Report Sees Flaws in Baucus Healthcare Bill
Article audio sponsored by The John Birch Society

A Cure Worse Than the Disease: Obama Care Won’t Cut Costs, But May Cut Quality is the title of an October 22 report from the Competitive Enterprise Institute (CEI). The report spots several flaws in the Senate Finance Committee’s version of healthcare reform legislation.

“On paper, the plan looks affordable, because it contains several features intended to reduce longterm health care costs,” said the report. The Congressional Budget Office (CBO) has estimated that the Baucus bill would cost $829 billion during the first 10 years while possibly reducing the federal deficit by $81 billion.

The CEI document, however, says “there is good reason to believe these proposals will not cut costs substantially, and could reduce the quality of care for patients.” Most of the cost savings for the federal government come from shifting expenses to the states or private payers. This makes the CBO numbers look good, but it won’t actually do anything to hold down the inflation of healthcare costs.

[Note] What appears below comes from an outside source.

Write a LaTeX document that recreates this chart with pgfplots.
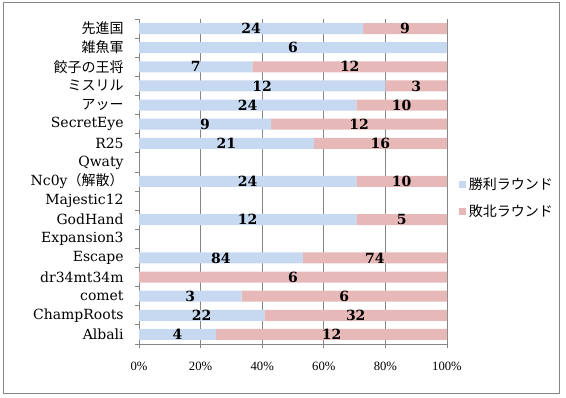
\documentclass[border=0pt]{standalone}
\usepackage{fontspec}
\setmainfont{DejaVu Serif}
\newfontfamily\cjk{Noto Sans CJK JP}
\newfontfamily\tickfont{Liberation Serif}
\usepackage{pgfplots}
\usepackage{pgfplotstable}
\pgfplotsset{compat=1.18}
\definecolor{winc}{RGB}{198,217,241}
\definecolor{lossc}{RGB}{230,185,184}
\definecolor{gridc}{RGB}{134,134,134}

\pgfplotstableread{
idx w l
0 24 9
1 6 0
2 7 12
3 12 3
4 24 10
5 9 12
6 21 16
7 0 0
8 24 10
9 0 0
10 12 5
11 0 0
12 84 74
13 0 6
14 3 6
15 22 32
16 4 12
}\data

\pgfplotsset{
  common/.style={
    scale only axis, width=231pt, height=243.75pt,
    xmin=0, xmax=100, ymin=-0.5, ymax=16.5, y dir=reverse,
    at={(104.25pt,40.5pt)}, anchor=south west,
  }
}

\begin{document}
\begin{tikzpicture}
\path (0,0) rectangle (424.5pt,298.5pt);
\draw[gridc, line width=0.75pt] (2.25pt,3pt) rectangle (419.25pt,296.25pt);
\begin{axis}[common, xbar stacked, bar width=8.25pt,
  axis x line*=bottom, axis y line*=left,
  x axis line style={gridc,-}, y axis line style={gridc,-},
  xtick={0,20,...,100}, xticklabels={0\%,20\%,40\%,60\%,80\%,100\%},
  xticklabel style={font=\tickfont\fontsize{9.5}{11}\selectfont, yshift=-7pt},
  xmajorgrids, grid style={gridc, line width=0.6pt},
  ytick={0,...,16},
  yticklabels={{\cjk 先進国},{\cjk 雑魚軍},{\cjk 餃子の王将},{\cjk ミスリル},{\cjk アッー},SecretEye,R25,Qwaty,{Nc0y{\cjk （解散）}},Majestic12,GodHand,Expansion3,Escape,dr34mt34m,comet,ChampRoots,Albali},
  yticklabel style={font=\fontsize{10.5}{12}\selectfont, xshift=-5pt},
  major y tick style={draw=none},
  minor ytick={-0.5,0.5,...,16.5},
  tick align=outside, major tick length=3pt, minor tick length=3pt,
  tick style={gridc, line width=0.6pt},
  legend style={at={(1,0.45)}, anchor=west, xshift=9pt, draw=none, fill=none,
    font=\cjk\fontsize{10.5}{12}\selectfont, row sep=6pt, inner sep=0pt},
  legend cell align=left,
  legend image code/.code={\fill[#1] (0pt,-2.6pt) rectangle (5.2pt,2.6pt);},
]
\addplot[fill=winc, draw=none] table[y=idx, x expr={100*\thisrow{w}/max(\thisrow{w}+\thisrow{l},1)}]{\data};
\addplot[fill=lossc, draw=none] table[y=idx, x expr={100*\thisrow{l}/max(\thisrow{w}+\thisrow{l},1)}]{\data};
\legend{勝利ラウンド,敗北ラウンド}
\end{axis}
\begin{axis}[common, hide axis,
  /pgf/number format/assume math mode=true,
  nodes near coords={\pgfmathfloatifflags{\pgfplotspointmeta}{0}{}{\pgfmathprintnumber{\pgfplotspointmeta}}},
  every node near coord/.append style={anchor=center, text=black, font=\bfseries\fontsize{10.5}{12}\selectfont}]
\addplot[only marks, mark=none, point meta=explicit] table[x expr={50*\thisrow{w}/max(\thisrow{w}+\thisrow{l},1)}, y=idx, meta=w]{\data};
\addplot[only marks, mark=none, point meta=explicit] table[x expr={100*(\thisrow{w}+0.5*\thisrow{l})/max(\thisrow{w}+\thisrow{l},1)}, y=idx, meta=l]{\data};
\end{axis}
\end{tikzpicture}
\end{document}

Even when the Baucus bill seems like it could keep down skyrocketing costs, it does this by erecting “government barriers between patients and their doctors, while jeopardizing long-term medical innovation.” It also depends on $397 billion in new taxes and other revenue while simultaneously sticking the state governments with the bill for an estimated $33 billion in expanded Medicaid coverage.

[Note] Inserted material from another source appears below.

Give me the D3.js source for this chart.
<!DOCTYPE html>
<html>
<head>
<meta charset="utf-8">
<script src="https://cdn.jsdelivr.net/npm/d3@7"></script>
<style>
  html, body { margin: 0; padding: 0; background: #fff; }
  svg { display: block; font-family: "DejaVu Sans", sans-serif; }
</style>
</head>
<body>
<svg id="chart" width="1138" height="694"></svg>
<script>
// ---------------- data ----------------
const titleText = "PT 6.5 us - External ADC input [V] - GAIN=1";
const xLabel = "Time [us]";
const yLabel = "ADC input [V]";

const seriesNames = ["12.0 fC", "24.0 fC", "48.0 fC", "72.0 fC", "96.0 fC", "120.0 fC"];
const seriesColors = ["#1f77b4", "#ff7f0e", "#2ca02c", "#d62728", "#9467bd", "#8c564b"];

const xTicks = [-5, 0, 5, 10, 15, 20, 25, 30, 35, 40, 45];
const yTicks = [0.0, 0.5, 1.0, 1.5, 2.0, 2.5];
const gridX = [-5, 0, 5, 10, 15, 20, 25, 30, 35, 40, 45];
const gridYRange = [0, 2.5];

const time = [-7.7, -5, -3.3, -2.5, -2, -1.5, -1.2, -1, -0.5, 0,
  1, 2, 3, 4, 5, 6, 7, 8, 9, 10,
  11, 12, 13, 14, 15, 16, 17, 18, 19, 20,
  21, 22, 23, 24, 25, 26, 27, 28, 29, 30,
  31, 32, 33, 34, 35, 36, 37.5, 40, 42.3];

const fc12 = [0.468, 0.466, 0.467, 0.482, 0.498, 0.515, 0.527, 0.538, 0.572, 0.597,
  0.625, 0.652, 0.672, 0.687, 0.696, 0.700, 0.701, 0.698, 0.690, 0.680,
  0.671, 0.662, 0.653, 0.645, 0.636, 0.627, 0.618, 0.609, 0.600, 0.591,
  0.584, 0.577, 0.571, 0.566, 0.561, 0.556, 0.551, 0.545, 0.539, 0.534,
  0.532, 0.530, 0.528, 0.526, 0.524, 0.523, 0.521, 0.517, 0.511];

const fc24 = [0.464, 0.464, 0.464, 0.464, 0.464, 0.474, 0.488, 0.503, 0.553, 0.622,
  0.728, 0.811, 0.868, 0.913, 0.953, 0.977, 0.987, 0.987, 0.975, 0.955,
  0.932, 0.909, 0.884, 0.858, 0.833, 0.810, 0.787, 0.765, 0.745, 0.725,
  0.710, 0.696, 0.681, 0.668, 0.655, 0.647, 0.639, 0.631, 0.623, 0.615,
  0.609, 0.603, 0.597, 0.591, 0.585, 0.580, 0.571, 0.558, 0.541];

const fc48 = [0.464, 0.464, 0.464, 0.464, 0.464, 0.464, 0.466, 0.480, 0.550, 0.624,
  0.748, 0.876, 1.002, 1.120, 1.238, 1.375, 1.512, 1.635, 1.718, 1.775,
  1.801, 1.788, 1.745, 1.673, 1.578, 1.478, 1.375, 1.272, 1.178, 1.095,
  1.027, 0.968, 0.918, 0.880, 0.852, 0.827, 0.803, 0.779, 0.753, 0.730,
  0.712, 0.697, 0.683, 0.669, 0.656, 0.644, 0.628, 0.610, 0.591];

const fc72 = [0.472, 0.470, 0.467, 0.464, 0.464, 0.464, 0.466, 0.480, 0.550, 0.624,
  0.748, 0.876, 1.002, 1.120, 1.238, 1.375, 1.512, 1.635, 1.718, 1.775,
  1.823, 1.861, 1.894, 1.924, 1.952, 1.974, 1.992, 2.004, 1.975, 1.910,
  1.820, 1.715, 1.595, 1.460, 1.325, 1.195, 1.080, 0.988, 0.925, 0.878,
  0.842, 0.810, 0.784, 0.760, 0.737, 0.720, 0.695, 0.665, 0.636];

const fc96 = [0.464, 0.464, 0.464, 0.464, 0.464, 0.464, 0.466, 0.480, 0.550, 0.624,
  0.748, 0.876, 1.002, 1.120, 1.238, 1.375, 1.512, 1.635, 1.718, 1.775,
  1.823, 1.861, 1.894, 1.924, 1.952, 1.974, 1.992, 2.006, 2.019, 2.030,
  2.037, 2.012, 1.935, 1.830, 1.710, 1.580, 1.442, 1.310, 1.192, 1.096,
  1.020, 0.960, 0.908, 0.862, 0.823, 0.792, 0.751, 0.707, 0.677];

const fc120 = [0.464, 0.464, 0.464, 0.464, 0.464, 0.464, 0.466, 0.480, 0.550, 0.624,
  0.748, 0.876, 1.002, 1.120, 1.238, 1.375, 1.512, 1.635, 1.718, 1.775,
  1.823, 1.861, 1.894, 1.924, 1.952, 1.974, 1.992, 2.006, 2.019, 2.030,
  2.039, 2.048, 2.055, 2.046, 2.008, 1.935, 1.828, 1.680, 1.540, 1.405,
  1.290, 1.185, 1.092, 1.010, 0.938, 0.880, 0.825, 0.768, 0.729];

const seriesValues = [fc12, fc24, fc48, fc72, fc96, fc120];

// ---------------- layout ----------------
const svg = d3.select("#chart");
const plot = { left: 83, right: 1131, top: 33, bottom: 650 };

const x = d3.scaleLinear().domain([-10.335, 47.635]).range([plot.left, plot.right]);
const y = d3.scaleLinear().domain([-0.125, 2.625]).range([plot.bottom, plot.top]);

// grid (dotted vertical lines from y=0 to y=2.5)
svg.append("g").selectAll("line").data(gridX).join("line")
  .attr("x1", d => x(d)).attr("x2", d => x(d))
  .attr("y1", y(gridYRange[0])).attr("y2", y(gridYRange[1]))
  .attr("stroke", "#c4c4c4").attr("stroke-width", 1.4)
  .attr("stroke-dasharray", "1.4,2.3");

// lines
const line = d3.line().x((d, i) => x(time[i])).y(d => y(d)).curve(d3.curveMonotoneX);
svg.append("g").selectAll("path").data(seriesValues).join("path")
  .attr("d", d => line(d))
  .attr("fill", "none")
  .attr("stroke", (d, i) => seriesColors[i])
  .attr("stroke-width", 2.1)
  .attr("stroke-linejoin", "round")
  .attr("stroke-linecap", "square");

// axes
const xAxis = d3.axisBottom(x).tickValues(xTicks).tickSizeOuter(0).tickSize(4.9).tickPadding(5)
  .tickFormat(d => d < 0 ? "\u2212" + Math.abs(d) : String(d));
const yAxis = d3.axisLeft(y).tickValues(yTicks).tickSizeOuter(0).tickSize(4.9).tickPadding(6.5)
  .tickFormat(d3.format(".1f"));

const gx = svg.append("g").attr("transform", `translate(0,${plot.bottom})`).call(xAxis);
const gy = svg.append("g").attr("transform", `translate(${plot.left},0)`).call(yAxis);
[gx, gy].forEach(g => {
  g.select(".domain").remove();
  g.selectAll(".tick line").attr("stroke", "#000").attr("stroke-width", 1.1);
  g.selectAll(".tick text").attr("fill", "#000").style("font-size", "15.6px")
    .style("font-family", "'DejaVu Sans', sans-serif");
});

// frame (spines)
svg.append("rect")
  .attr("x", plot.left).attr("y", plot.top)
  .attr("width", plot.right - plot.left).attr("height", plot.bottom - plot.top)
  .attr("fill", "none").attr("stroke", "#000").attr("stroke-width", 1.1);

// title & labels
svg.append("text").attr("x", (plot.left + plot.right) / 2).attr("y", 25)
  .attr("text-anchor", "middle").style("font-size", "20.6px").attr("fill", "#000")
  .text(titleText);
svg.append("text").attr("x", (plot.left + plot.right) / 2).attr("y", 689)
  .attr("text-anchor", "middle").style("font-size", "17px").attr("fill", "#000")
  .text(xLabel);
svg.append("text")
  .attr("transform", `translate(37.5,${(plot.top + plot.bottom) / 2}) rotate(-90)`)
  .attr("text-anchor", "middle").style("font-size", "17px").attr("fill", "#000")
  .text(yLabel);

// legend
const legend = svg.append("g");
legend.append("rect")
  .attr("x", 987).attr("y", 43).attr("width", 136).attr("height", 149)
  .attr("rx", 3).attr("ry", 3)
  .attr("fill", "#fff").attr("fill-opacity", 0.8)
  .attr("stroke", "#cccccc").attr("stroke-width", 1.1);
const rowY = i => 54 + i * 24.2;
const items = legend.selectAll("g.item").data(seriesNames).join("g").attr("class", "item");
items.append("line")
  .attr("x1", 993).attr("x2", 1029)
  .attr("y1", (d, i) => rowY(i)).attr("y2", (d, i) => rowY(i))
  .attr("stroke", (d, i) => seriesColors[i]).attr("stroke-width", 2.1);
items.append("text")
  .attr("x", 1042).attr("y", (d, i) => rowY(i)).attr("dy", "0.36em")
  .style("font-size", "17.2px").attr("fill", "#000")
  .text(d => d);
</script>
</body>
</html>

The Finance Committee bill would reduce costs by cutting $245 billion from Medicare spending. This is a commitment on paper only though, and if the cuts don’t materialize, the price of this legislation goes up. The CBO noted that “the long-term budgetary impact could be quite different if those provisions were ultimately changed or not fully implemented.” Even if the Medicare cuts do take place, they merely force healthcare providers to charge higher rates to other patients who have private insurance.

A reliance on comparative effectiveness research to guide reimbursement practices is also part of the bill. This will be patterned after the British government’s National Institute for Health and Clinical Excellence, known as NICE — an acronym one would have thought only George Orwell could devise.

The CEI report pointed out that the NICE program “denies British citizens access to many expensive breakthrough drugs for debilitating and life-threatening conditions like cancer, multiple sclerosis, Alzheimer’s disease, and macular degeneration because those medicines are not sufficiently effective for every patient who takes them.” Karol Sikora, a prominent cancer specialist in the UK, gets to the heart of the matter here: “The real cost of this penny-pinching is premature death for thousands of patients.”

Another cost will be felt as innovation in medical treatments is stifled. The report stated that “if each new medical product must pass a population-wide cost-benefit test before a critical mass of patients could get access, there will be little incentive for investors to finance the next generation of technologies that could provide the cures Americans will expect in coming years.”

The CEI’s conclusion is grim: “Despite claims that the Senate Finance Committee’s health care reform bill will rein in costs and eliminate waste from the system, the proposal will actually lead to higher health care costs and an exploding budget problem for the federal and state governments.” The bill would also “very likely lower the quality of patient care and wreak havoc on long term medical innovation.”

This is certainly not the right way to reform healthcare in America. The last thing we need is a cure that is worse than the disease.